REQUIRED TASK: Omit all pictures. Copy the rest of the material exactly.

GIVEN MATERIAL:
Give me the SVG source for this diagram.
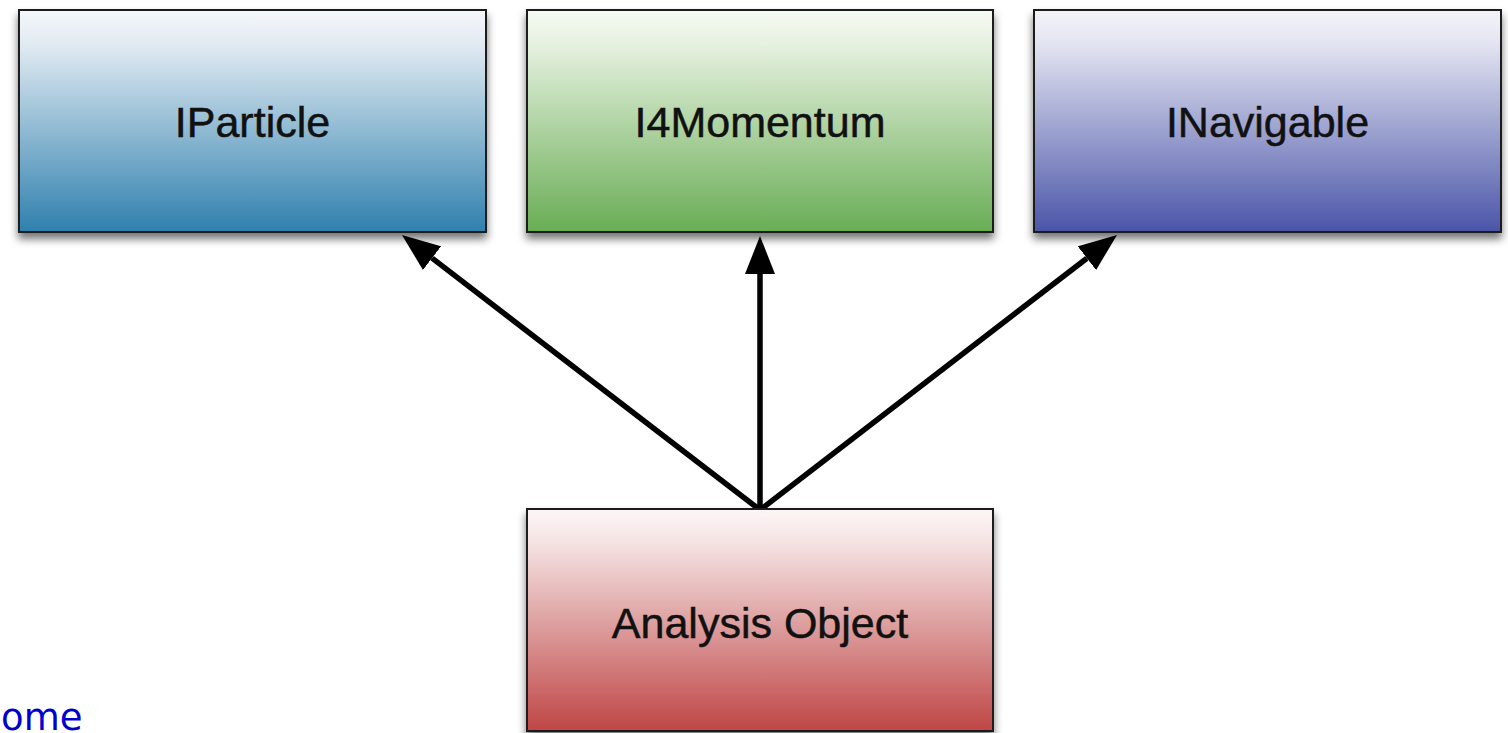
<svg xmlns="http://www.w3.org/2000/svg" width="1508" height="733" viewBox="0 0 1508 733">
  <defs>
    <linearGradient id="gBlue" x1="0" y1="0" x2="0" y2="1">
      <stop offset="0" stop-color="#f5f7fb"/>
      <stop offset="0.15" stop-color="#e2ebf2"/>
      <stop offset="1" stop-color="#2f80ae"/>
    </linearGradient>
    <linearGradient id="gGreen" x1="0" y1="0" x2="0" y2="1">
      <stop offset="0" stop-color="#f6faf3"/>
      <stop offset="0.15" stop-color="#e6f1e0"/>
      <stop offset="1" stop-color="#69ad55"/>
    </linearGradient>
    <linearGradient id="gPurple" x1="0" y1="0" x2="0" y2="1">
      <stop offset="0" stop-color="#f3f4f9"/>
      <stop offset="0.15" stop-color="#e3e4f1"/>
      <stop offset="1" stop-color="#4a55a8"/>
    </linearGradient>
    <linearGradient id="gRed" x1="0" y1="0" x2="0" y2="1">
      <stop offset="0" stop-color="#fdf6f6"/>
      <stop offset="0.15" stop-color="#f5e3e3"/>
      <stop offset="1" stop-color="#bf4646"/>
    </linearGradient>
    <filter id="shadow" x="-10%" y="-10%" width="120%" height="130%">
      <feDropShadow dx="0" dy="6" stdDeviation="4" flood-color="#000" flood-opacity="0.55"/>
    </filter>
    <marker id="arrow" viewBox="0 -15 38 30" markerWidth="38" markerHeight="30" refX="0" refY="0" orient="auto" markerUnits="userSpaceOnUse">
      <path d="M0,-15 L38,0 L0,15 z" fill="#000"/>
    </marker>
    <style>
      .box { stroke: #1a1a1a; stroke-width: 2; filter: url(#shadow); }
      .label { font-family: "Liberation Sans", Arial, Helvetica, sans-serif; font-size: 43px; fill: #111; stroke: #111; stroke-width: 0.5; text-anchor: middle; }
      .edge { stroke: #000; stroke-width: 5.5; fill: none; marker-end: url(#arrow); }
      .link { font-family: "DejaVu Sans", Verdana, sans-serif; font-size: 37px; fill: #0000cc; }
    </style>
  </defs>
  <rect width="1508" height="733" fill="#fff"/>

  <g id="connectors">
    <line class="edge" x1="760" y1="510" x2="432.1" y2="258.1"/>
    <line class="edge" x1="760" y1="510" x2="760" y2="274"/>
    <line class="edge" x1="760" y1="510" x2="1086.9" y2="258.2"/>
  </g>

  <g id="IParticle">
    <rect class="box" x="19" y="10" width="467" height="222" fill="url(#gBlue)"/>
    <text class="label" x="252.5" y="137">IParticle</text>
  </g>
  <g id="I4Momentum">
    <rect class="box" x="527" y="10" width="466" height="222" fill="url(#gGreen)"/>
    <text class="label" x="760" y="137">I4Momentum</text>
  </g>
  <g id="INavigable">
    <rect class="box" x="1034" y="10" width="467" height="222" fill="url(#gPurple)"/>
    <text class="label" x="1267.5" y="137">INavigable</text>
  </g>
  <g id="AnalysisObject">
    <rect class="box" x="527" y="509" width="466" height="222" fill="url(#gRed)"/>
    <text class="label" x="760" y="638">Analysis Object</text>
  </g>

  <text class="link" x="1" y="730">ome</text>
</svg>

TASK RESPONSE:
Give me the SVG source for this diagram.
<svg xmlns="http://www.w3.org/2000/svg" width="1508" height="733" viewBox="0 0 1508 733">
  <defs>
    <linearGradient id="gBlue" x1="0" y1="0" x2="0" y2="1">
      <stop offset="0" stop-color="#f5f7fb"/>
      <stop offset="0.15" stop-color="#e2ebf2"/>
      <stop offset="1" stop-color="#2f80ae"/>
    </linearGradient>
    <linearGradient id="gGreen" x1="0" y1="0" x2="0" y2="1">
      <stop offset="0" stop-color="#f6faf3"/>
      <stop offset="0.15" stop-color="#e6f1e0"/>
      <stop offset="1" stop-color="#69ad55"/>
    </linearGradient>
    <linearGradient id="gPurple" x1="0" y1="0" x2="0" y2="1">
      <stop offset="0" stop-color="#f3f4f9"/>
      <stop offset="0.15" stop-color="#e3e4f1"/>
      <stop offset="1" stop-color="#4a55a8"/>
    </linearGradient>
    <linearGradient id="gRed" x1="0" y1="0" x2="0" y2="1">
      <stop offset="0" stop-color="#fdf6f6"/>
      <stop offset="0.15" stop-color="#f5e3e3"/>
      <stop offset="1" stop-color="#bf4646"/>
    </linearGradient>
    <filter id="shadow" x="-10%" y="-10%" width="120%" height="130%">
      <feDropShadow dx="0" dy="6" stdDeviation="4" flood-color="#000" flood-opacity="0.55"/>
    </filter>
    <marker id="arrow" viewBox="0 -15 38 30" markerWidth="38" markerHeight="30" refX="0" refY="0" orient="auto" markerUnits="userSpaceOnUse">
      <path d="M0,-15 L38,0 L0,15 z" fill="#000"/>
    </marker>
    <style>
      .box { stroke: #1a1a1a; stroke-width: 2; filter: url(#shadow); }
      .label { font-family: "Liberation Sans", Arial, Helvetica, sans-serif; font-size: 43px; fill: #111; stroke: #111; stroke-width: 0.5; text-anchor: middle; }
      .edge { stroke: #000; stroke-width: 5.5; fill: none; marker-end: url(#arrow); }
      .link { font-family: "DejaVu Sans", Verdana, sans-serif; font-size: 37px; fill: #0000cc; }
    </style>
  </defs>
  <rect width="1508" height="733" fill="#fff"/>

  <g id="connectors">
    <line class="edge" x1="760" y1="510" x2="432.1" y2="258.1"/>
    <line class="edge" x1="760" y1="510" x2="760" y2="274"/>
    <line class="edge" x1="760" y1="510" x2="1086.9" y2="258.2"/>
  </g>

  <g id="IParticle">
    <rect class="box" x="19" y="10" width="467" height="222" fill="url(#gBlue)"/>
    <text class="label" x="252.5" y="137">IParticle</text>
  </g>
  <g id="I4Momentum">
    <rect class="box" x="527" y="10" width="466" height="222" fill="url(#gGreen)"/>
    <text class="label" x="760" y="137">I4Momentum</text>
  </g>
  <g id="INavigable">
    <rect class="box" x="1034" y="10" width="467" height="222" fill="url(#gPurple)"/>
    <text class="label" x="1267.5" y="137">INavigable</text>
  </g>
  <g id="AnalysisObject">
    <rect class="box" x="527" y="509" width="466" height="222" fill="url(#gRed)"/>
    <text class="label" x="760" y="638">Analysis Object</text>
  </g>

  <text class="link" x="1" y="730">ome</text>
</svg>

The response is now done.